I was stunned. Mom never hit me. It didn't hurt, but it was so out of the ordinary and so scary that I started crying. That, in turn, started Mark crying.
So there we were crying, and there was Mom, flustered and tired and on her hands and knees, crawling around the living room picking up pieces of far-flung bread.
In retrospect, it's one of the funniest things I have ever seen, though I obviously couldn't appreciate it at the time.
What I wouldn't give for some video evidence of that moment.
Boy, do I miss her.
There are two people in the world to whom I could text the words "goony goo goo" and get a laughing/crying emoji in return.
One is my high school classmate and track teammate Ken Beavers.
The other is my nephew Mark, who as I've documented before is only five years younger than me and thus has always served much more as my surrogate little brother than as a nephew.
Mark turns 46 years old today. He would immediately recognize "goony goo goo" as a line from Eddie Murphy's "Delirious" comedy special, which came out 38 years ago when Mark was a grade-schooler, but which he and I quote back and forth endlessly.

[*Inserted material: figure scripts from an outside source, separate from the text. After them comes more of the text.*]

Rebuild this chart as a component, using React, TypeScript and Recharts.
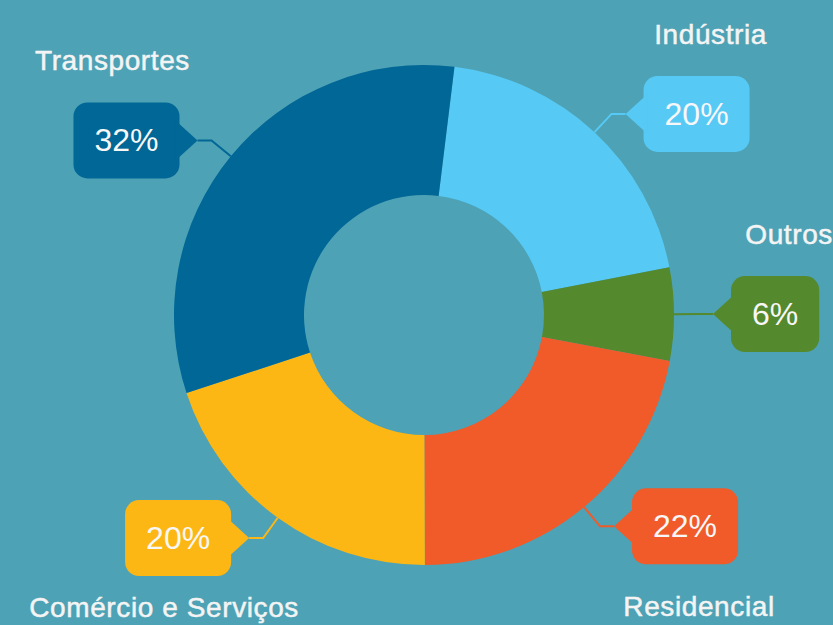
import { PieChart, Pie, Cell } from 'recharts';

const CATEGORIES = ['Indústria', 'Outros', 'Residencial', 'Comércio e Serviços', 'Transportes'];
const SHARES = [20, 6, 22, 20, 32];
const COLORS = ['#56c9f5', '#54892d', '#f15a29', '#fdb714', '#006796'];

const BG = '#4ea2b5';
const FONT = '"Liberation Sans", Arial, sans-serif';
const RADIAN = Math.PI / 180;
const W = 833;
const H = 625;

const data = CATEGORIES.map((name, i) => ({ name, value: SHARES[i] }));

// callout box with pointer + elbow connector, like the original infographic
function Callout(props: any) {
    const { cx, cy, midAngle, outerRadius, index, value, name } = props;
    const color = COLORS[index % COLORS.length];
    const cos = Math.cos(-midAngle * RADIAN);
    const sin = Math.sin(-midAngle * RADIAN);
    const side = cos >= 0 ? 1 : -1;
    const upper = sin <= 0;

    const sx = cx + outerRadius * cos;
    const sy = cy + outerRadius * sin;
    const ex = cx + (outerRadius + 25) * cos;
    const ey = cy + (outerRadius + 25) * sin;
    const tx = ex + side * 14;
    const ty = ey;

    const text = `${value}%`;
    const digits = String(value).length;
    const boxW = (digits * 0.556 + 0.889) * 32 + 42;
    const boxH = 76;
    const edge = tx + side * 18;
    const bx = side > 0 ? edge : edge - boxW;
    const by = ty - boxH / 2;
    const midX = bx + boxW / 2;
    const nameY = upper ? by - 32 : Math.min(by + boxH + 52, H - 8);

    return (
        <g>
            <polyline
                points={`${sx},${sy} ${ex},${ey} ${tx},${ty}`}
                fill="none"
                stroke={color}
                strokeWidth={2}
            />
            <rect x={bx} y={by} width={boxW} height={boxH} rx={14} ry={14} fill={color} />
            <path
                d={`M${edge + side * 4},${ty - 20} L${tx},${ty} L${edge + side * 4},${ty + 20} Z`}
                fill={color}
            />
            <text
                x={midX}
                y={ty}
                textAnchor="middle"
                dominantBaseline="central"
                fill="#f7f7f7"
                fontSize={32}
                fontFamily={FONT}
            >
                {text}
            </text>
            <text
                x={midX + side * 14}
                y={nameY}
                textAnchor="middle"
                fill="#f4f4f4"
                stroke="#f4f4f4"
                strokeWidth={0.5}
                fontSize={28}
                letterSpacing={0.6}
                fontFamily={FONT}
            >
                {name}
            </text>
        </g>
    );
}

export default function App() {
    return (
        <div style={{ position: 'fixed', left: 0, top: 0, width: W, height: H, background: BG }}>
            <PieChart width={W} height={H} margin={{ top: 0, right: 0, bottom: 0, left: 0 }}>
                <Pie
                    data={data}
                    dataKey="value"
                    nameKey="name"
                    cx={424}
                    cy={315}
                    innerRadius={120}
                    outerRadius={250}
                    startAngle={83}
                    endAngle={-277}
                    stroke="none"
                    labelLine={false}
                    label={Callout}
                    isAnimationActive={false}
                >
                    {data.map((entry, index) => (
                        <Cell key={`cell-${index}`} fill={COLORS[index % COLORS.length]} />
                    ))}
                </Pie>
            </PieChart>
        </div>
    );
}
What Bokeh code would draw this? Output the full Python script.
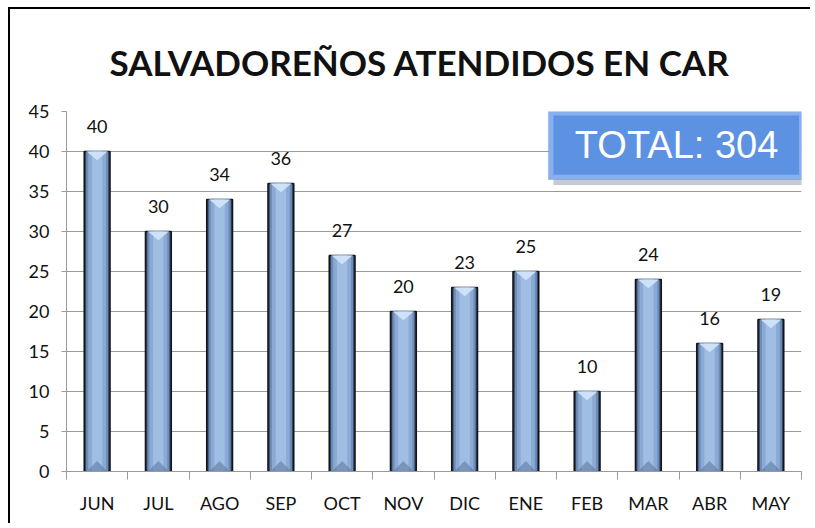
from bokeh.plotting import figure
from bokeh.models import ColumnDataSource, FixedTicker, LabelSet, Label, BoxAnnotation, Range1d
from bokeh.core.properties import value
from bokeh.embed import file_html
from bokeh.resources import INLINE

months = ["JUN", "JUL", "AGO", "SEP", "OCT", "NOV", "DIC", "ENE", "FEB", "MAR", "ABR", "MAY"]
counts = [40, 30, 34, 36, 27, 20, 23, 25, 10, 24, 16, 19]
y_ticks = [0, 5, 10, 15, 20, 25, 30, 35, 40, 45]
title_text = "SALVADOREÑOS ATENDIDOS EN CAR"
total_text = "TOTAL: " + str(sum(counts))

n = len(months)
ymax = y_ticks[-1]
xs = [i + 0.5 for i in range(n)]
src = ColumnDataSource(dict(x=xs, top=counts, lab=[str(c) for c in counts]))

# bevel shapes derived from the data
hw = 0.17
top_xs = [[x - hw, x + hw, x] for x in xs]
top_ys = [[c, c, c - 1.1] for c in counts]
bot_xs = [[x - hw, x + hw, x] for x in xs]
bot_ys = [[0, 0, 1.3] for c in counts]

FONT = "Lato"

p = figure(width=802, height=516, output_backend="svg", toolbar_location=None,
           x_range=Range1d(0, n), y_range=Range1d(0, ymax),
           min_border_left=56, min_border_right=11, min_border_bottom=54, min_border_top=102)
p.styles = {"border-left": "2px solid black", "border-top": "2px solid black",
            "margin-left": "8px", "margin-top": "7px"}
p.title.text = title_text
p.title.align = "left"
p.title.text_font = FONT
p.title.text_font_style = "bold"
p.title.text_font_size = "35px"
p.title.text_color = "#111111"
p.title.offset = 43
p.title.standoff = 58

p.outline_line_color = None
p.background_fill_color = "white"
p.border_fill_color = "white"

# grid
p.xgrid.grid_line_color = None
p.ygrid.grid_line_color = "#9a9a9a"
p.ygrid.grid_line_width = 1
p.ygrid.ticker = FixedTicker(ticks=y_ticks)

# y axis
p.yaxis.ticker = FixedTicker(ticks=y_ticks)
p.yaxis.axis_line_color = "#9a9a9a"
p.yaxis.major_tick_line_color = "#9a9a9a"
p.yaxis.major_tick_out = 5
p.yaxis.major_tick_in = 0
p.yaxis.minor_tick_line_color = None
p.yaxis.major_label_text_font = FONT
p.yaxis.major_label_text_font_size = "18px"
p.yaxis.major_label_text_color = "#111111"
p.yaxis.major_label_standoff = 12

# x axis: labels at centres, ticks at boundaries
p.xaxis.ticker = FixedTicker(ticks=xs, minor_ticks=list(range(n + 1)))
p.xaxis.major_label_overrides = {x: m for x, m in zip(xs, months)}
p.xaxis.axis_line_color = "#9a9a9a"
p.xaxis.major_tick_line_color = None
p.xaxis.major_tick_out = 0
p.xaxis.major_tick_in = 0
p.xaxis.minor_tick_line_color = "#9a9a9a"
p.xaxis.minor_tick_out = 8
p.xaxis.minor_tick_in = 0
p.xaxis.major_label_text_font = FONT
p.xaxis.major_label_text_font_size = "18px"
p.xaxis.major_label_text_color = "#111111"
p.xaxis.major_label_standoff = 12

# bevelled bars (layered)
p.vbar(x="x", top="top", width=0.42, bottom=0, source=src,
       fill_color="#34496a", line_color="#151515", line_width=1.6)
p.vbar(x="x", top="top", width=0.36, bottom=0, source=src,
       fill_color="#6d8db8", line_color=None)
p.vbar(x="x", top="top", width=0.29, bottom=0, source=src,
       fill_color="#8aa9d3", line_color=None)
p.vbar(x="x", top="top", width=0.17, bottom=0, source=src,
       fill_color="#a0bee4", line_color=None)
p.patches(top_xs, top_ys, fill_color="#cde1f8", line_color=None)
p.patches(bot_xs, bot_ys, fill_color="#5d7aa3", fill_alpha=0.6, line_color=None)

labels = LabelSet(x="x", y="top", text="lab", source=src, text_align="center",
                  text_baseline="middle", y_offset=25, text_font=value(FONT),
                  text_font_size="18px", text_color="#111111")
p.add_layout(labels)

# TOTAL box
p.add_layout(BoxAnnotation(left=7.95, right=12.1, top=44.6, bottom=35.8,
                           fill_color="#9aa8bb", fill_alpha=0.6, line_color=None))
p.add_layout(BoxAnnotation(left=7.87, right=12.04, top=45.1, bottom=36.5,
                           fill_color="#88b0ee", fill_alpha=1.0, line_color="#4f7cc4", line_width=1))
p.add_layout(BoxAnnotation(left=7.95, right=11.96, top=44.5, bottom=37.1,
                           fill_color="#5d92e2", fill_alpha=1.0, line_color=None))
p.add_layout(Label(x=9.96, y=40.8, text=total_text, text_align="center", text_baseline="middle",
                   text_font="Liberation Sans", text_font_size="38px", text_color="white"))

open("out.html", "w").write(file_html(p, INLINE))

It doesn't have to be an Eddie Murphy quote in these random texts we send each other, by the way. It can be almost anything that strikes us both as funny: a comedy bit (often from Eddie or Norm MacDonald, but we draw from a wide range of comics), a line from a movie, or just something funny one of us has said or done at some point.
We have similar comedy and musical tastes along with our shared last name and ancestry. Mark and his wife Tiffany are expecting their second child this year, which means that increasingly, we also share parenting stories.
I don't know if you have a niece or nephew who is very close in age to you—I've known a few to be older than their uncles and aunts—but it really is fun. Mark has been a blessing in our lives from the moment he was born way back in the Dark Ages (1975).
So to my little nephew, I have only two things to say today. One is Happy Birthday!
The other, of course, is goony goo goo.